YAY! More bad logic! This just gets better and better. First of all, age discrimination in the work force is bad. My father actually experiences this now as he is over 50, trying to find a job that pays well and rewards his experience. I can certainly say, without any reservation, that this practice of corporations is twisted, and honestly not in their best interest. BUT, and this is a large but, comparing that to stripping away the ability to make medical decisions, ability to control one’s body, ability to vote in elections, ability to decide if they want to be sent to a gulag for “re-education,” does not compare to my father not being able to change jobs whenever he wants to. If you turned 45 and the government took away your ability to vote and to choose medical treatment, I’d certainly be willing to listen to your complaints. Since the government does not do that, I have little sympathy for you. That and I dislike faulty comparisons, though it does make my job easier, for which I thank you.

Oh boy:

“This pied-piper needs a job and a more realistic cause.

Even where the kids have maturity, some of these rules are to protect you from the sleazy adults (Koroknay-Palicz). Just ran into too many of your kind before, I have a hard time believing this is anything more than your old self trying to hold onto childhood, not move the kids into adulthood…. “

Oh for crying out loud. Seriously? Are we really going the pedophile route? Aren’t we better than this? I guess not. Alright then, you sling mud, I’ll sling mud, sorry buddy, you brought this on yourself. The rules that protect kids from “sleazy adults” generally don’t deal with the people most likely to abuse them sexually. Do you know who those people are? Seeing as your ability to use the written word to communicate is a testament to the failings of the American education system, I will assume you don’t. The person most likely is that child’s mother. Second most likely? The father. Guess who else makes the top ten? That’s right! Blood relatives! And do laws protect children from these people? NO! They give these people almost complete control over youth thus making further victimization possible. Do you have kids buddy? If so, you’re infinitely more likely to be molesting them than Alex is. Hopefully child services will come by and take these poor, unfortunate souls away from you. Oh wait, you say you don’t? That I’m making claims on no evidence? That I’m just using statistics to extrapolate a likely, but theoretically untrue, statement? But wait… didn’t you just do that? Oh wait! You did! Only you didn’t have statistics on your side like I do. Heh, funny that. Idiot.

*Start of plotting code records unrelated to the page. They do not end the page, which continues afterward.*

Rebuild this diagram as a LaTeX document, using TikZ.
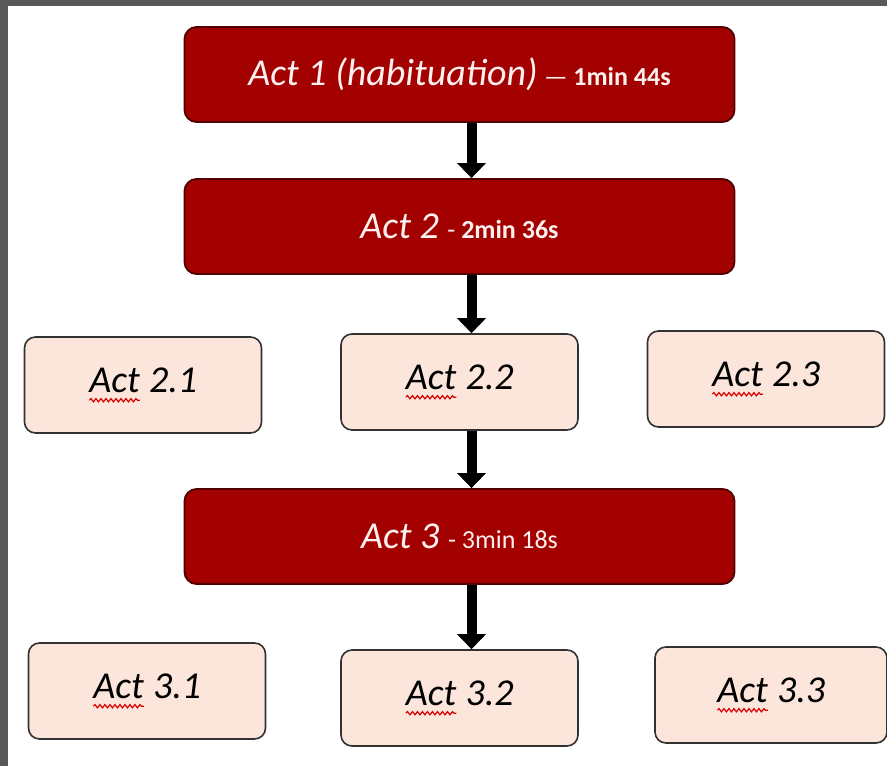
\documentclass[tikz,border=0pt]{standalone}
\usepackage{fontspec}
\setmainfont{Carlito}
\usetikzlibrary{shapes,arrows.meta,positioning,calc,decorations.pathmorphing}

\definecolor{actred}{RGB}{163,0,0}
\definecolor{actborder}{RGB}{80,0,0}
\definecolor{subfill}{RGB}{252,230,219}
\definecolor{subborder}{RGB}{50,50,50}
\definecolor{framegray}{RGB}{89,89,89}
\definecolor{acttext}{RGB}{255,240,240}

% big italic title and the smaller time part
\newcommand{\acttitle}[1]{{\fontsize{38}{42}\selectfont\itshape #1}}
\newcommand{\acttime}[1]{{\fontsize{26}{29}\selectfont #1}}
% red wavy spelling mark under a word
\newcommand{\spellmark}[1]{\tikz[baseline=(sp.base)]{%
  \node[inner sep=0pt,outer sep=0pt,minimum width=0pt,minimum height=0pt,
    draw=none,fill=none] (sp) {#1};
  \draw[-,line width=1.2pt,sharp corners,red!85!black,decorate,
    decoration={snake,amplitude=1.6pt,segment length=5pt}]
    ([yshift=-8pt]sp.base west) -- ([yshift=-8pt]sp.base east);}}

\begin{document}
\begin{tikzpicture}[thick,
  main act/.style={rectangle,rounded corners=12pt,draw=actborder,line width=1.8pt,
    fill=actred,text=acttext,minimum width=550pt,minimum height=95pt},
  sub act/.style={rectangle,rounded corners=11pt,draw=subborder,line width=1.6pt,
    fill=subfill,text=black,minimum width=237pt,minimum height=96pt},
  flow/.style={line width=10pt,-{Triangle[width=28pt,length=15pt]}}]

  \useasboundingbox (0,0) rectangle (887pt,-766pt);
  \fill[framegray] (0,0) rectangle (887pt,-6pt);
  \fill[framegray] (0,0) rectangle (8pt,-766pt);

  \node[main act] (act1) at (459.5pt,-74.5pt)
    {\acttitle{Act 1 (habituation)\,}\acttime{--- \bfseries 1min 44s}};
  \node[main act] (act2) [node distance=152pt,below of=act1]
    {\acttitle{Act 2 }\acttime{- \bfseries 2min 36s}};
  \node[sub act] (act22) [node distance=155.5pt,below of=act2]
    {\acttitle{\spellmark{Act} 2.2}};
  \node[sub act] (act21) [node distance=316.5pt,left of=act22,yshift=-3pt]
    {\acttitle{\spellmark{Act} 2.1}};
  \node[sub act] (act23) [node distance=306.5pt,right of=act22,yshift=3pt]
    {\acttitle{\spellmark{Act} 2.3}};
  \node[main act] (act3) [node distance=154.5pt,below of=act22]
    {\acttitle{Act 3 }\acttime{- 3min 18s}};
  \node[sub act] (act32) [node distance=161.5pt,below of=act3]
    {\acttitle{\spellmark{Act} 3.2}};
  \node[sub act] (act31) [node distance=312.5pt,left of=act32,yshift=7pt]
    {\acttitle{\spellmark{Act} 3.1}};
  \node[sub act,minimum width=232pt] (act33) [node distance=311.5pt,right of=act32,yshift=3pt]
    {\acttitle{\spellmark{Act} 3.3}};

  \draw[flow] ([xshift=12pt]act1.south) -- ([xshift=12pt]act2.north);
  \draw[flow] ([xshift=12pt]act2.south) -- ([xshift=12pt]act22.north);
  \draw[flow] ([xshift=12pt]act22.south) -- ([xshift=12pt]act3.north);
  \draw[flow] ([xshift=12pt]act3.south) -- ([xshift=12pt]act32.north);
\end{tikzpicture}
\end{document}
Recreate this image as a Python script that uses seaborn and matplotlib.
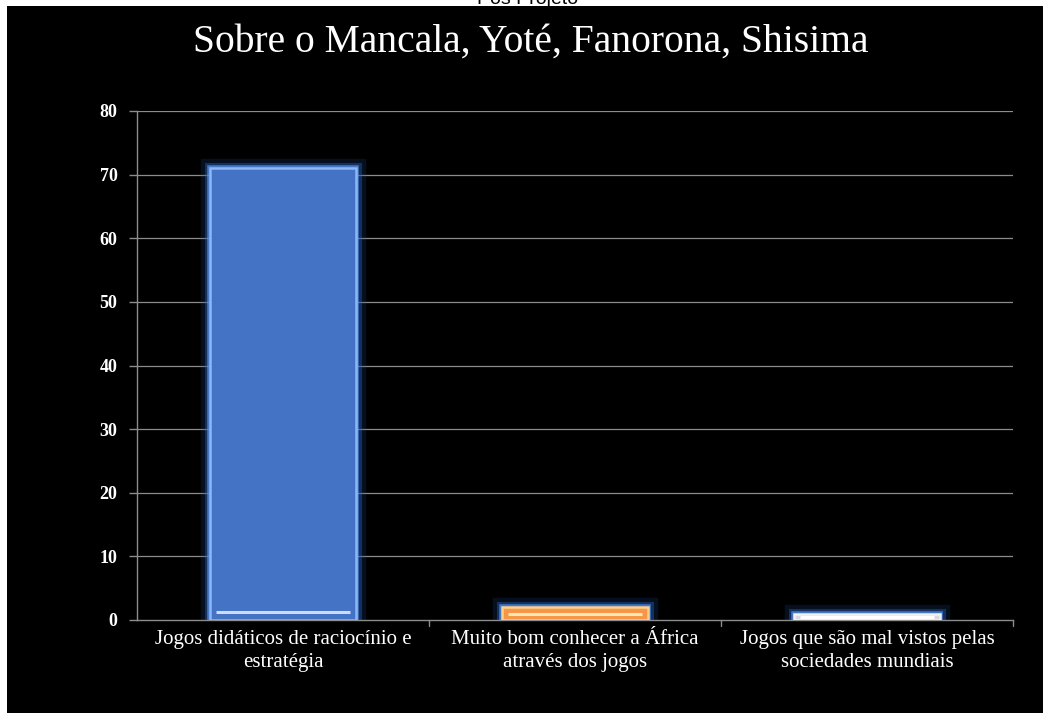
import matplotlib
matplotlib.use("Agg")
import matplotlib.pyplot as plt
import matplotlib.patheffects as pe
from matplotlib.patches import Rectangle
import seaborn as sns
import pandas as pd

# Survey answers and counts
categories = [
    "Jogos didáticos de raciocínio e\nestratégia",
    "Muito bom conhecer a África\natravés dos jogos",
    "Jogos que são mal vistos pelas\nsociedades mundiais",
]
counts = [71, 2, 1]
bar_colors = ["#4472C4", "#F79646", "#D9D9D9"]
edge_colors = ["#8DB8F5", "#FFD08A", "#F2F2F2"]
highlight_colors = ["#C9DDFB", "#FFE6B8", "#FFFFFF"]
y_ticks = [0, 10, 20, 30, 40, 50, 60, 70, 80]

title = "Sobre o Mancala, Yoté, Fanorona, Shisima"
header = "Pós Projeto"

sns.set_theme(style="dark")
plt.rcParams["font.family"] = ["Liberation Serif", "DejaVu Serif"]

fig = plt.figure(figsize=(10.43, 7.13), dpi=100, facecolor="white")

# black slide background
fig.patches.append(Rectangle((7 / 1043, 0), 1 - 7 / 1043, 1 - 6 / 713,
                             transform=fig.transFigure, facecolor="black",
                             edgecolor="none", zorder=-10))

ax = fig.add_axes([137 / 1043, 1 - 620 / 713, (1013 - 137) / 1043, (620 - 111) / 713])
ax.set_facecolor("none")

df = pd.DataFrame({"cat": categories, "n": counts})
sns.barplot(data=df, x="cat", y="n", hue="cat", palette=bar_colors,
            saturation=1, width=0.5, legend=False, ax=ax, zorder=3)

for patch, ec, hc in zip(ax.patches, edge_colors, highlight_colors):
    patch.set_edgecolor(ec)
    patch.set_linewidth(1.8)
    patch.set_path_effects([
        pe.Stroke(linewidth=14, foreground="#1E4F9A", alpha=0.2),
        pe.Stroke(linewidth=8, foreground="#2A63C0", alpha=0.4),
        pe.Stroke(linewidth=4, foreground="#5A96F0", alpha=0.7),
        pe.Normal(),
    ])
    x0 = patch.get_x()
    w = patch.get_width()
    h = patch.get_height()
    yb = min(1.2, h / 2)
    ax.plot([x0 + w * 0.04, x0 + w * 0.96], [yb, yb], color=hc, lw=2.2,
            solid_capstyle="butt", zorder=4)

ax.set_ylim(0, 80)
ax.set_xlim(-0.5, 2.5)
ax.set_yticks(y_ticks)
ax.set_yticklabels([str(v) for v in y_ticks], fontsize=13, color="white",
                   fontweight="bold")
ax.set_xlabel("")
ax.set_ylabel("")
ax.tick_params(axis="x", length=0, pad=7, labelsize=15, labelcolor="white")
ax.tick_params(axis="y", length=6, width=1, color="#8C8C8C", pad=8, left=True)
for lbl in ax.get_xticklabels():
    lbl.set_linespacing(1.3)

ax.grid(False)
for v in y_ticks[1:]:
    ax.axhline(v, color="#8C8C8C", lw=0.9, zorder=1)

# category separators on the category axis
for b in [0.5, 1.5, 2.5]:
    ax.plot([b, b], [0, -0.012], transform=ax.get_xaxis_transform(),
            color="#8C8C8C", lw=1, clip_on=False)

for side in ["top", "right"]:
    ax.spines[side].set_visible(False)
for side in ["left", "bottom"]:
    ax.spines[side].set_visible(True)
    ax.spines[side].set_color("#8C8C8C")
    ax.spines[side].set_linewidth(1)

fig.text(531 / 1043, 1 - 42 / 713, title, ha="center", va="center",
         fontsize=28.5, color="white")
fig.text(528 / 1043, 1 - 4 / 713, header, ha="center", va="baseline",
         fontsize=14, color="black", family=["Liberation Sans", "DejaVu Sans"])

fig.savefig("out.png", dpi=100, facecolor="white")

As much as I enjoy this, and I do. I really can’t get this indignant forever. There are a lot of really stupid people, who make incredibly ignorant arguments, and think they are the height of logical brilliance. They are not. And a casual appeal to rationality in a marginally mature individual reveals that quickly. I just hate how they’re allowed to make straw-man arguements and talk out of their asses with stereo-types and people don’t call them on it, while NYRA has to back everything up with 3 studies and a signed statement from Jesus Christ himself. Ageism much?


  1. Oh, man, very nice, Bryan! You knocked them out of the park.

    It’s bothersome on a lot of levels to see Alex, someone I’ve known and cared about and respected immensely for nearly four years, have such horrible accusations thrown at him. He wants to help young people a whole hell of a lot more than any of these other people do.

  2. Yes, very nice. It’s awful that Alex and other youth rights advocates are subjected to this kind of mindless vitriol.

  3. There’s lots of ignorance on the Internet and those vile comments are part of it. They make me want to scream.
    Oh, and, by the way, great writing!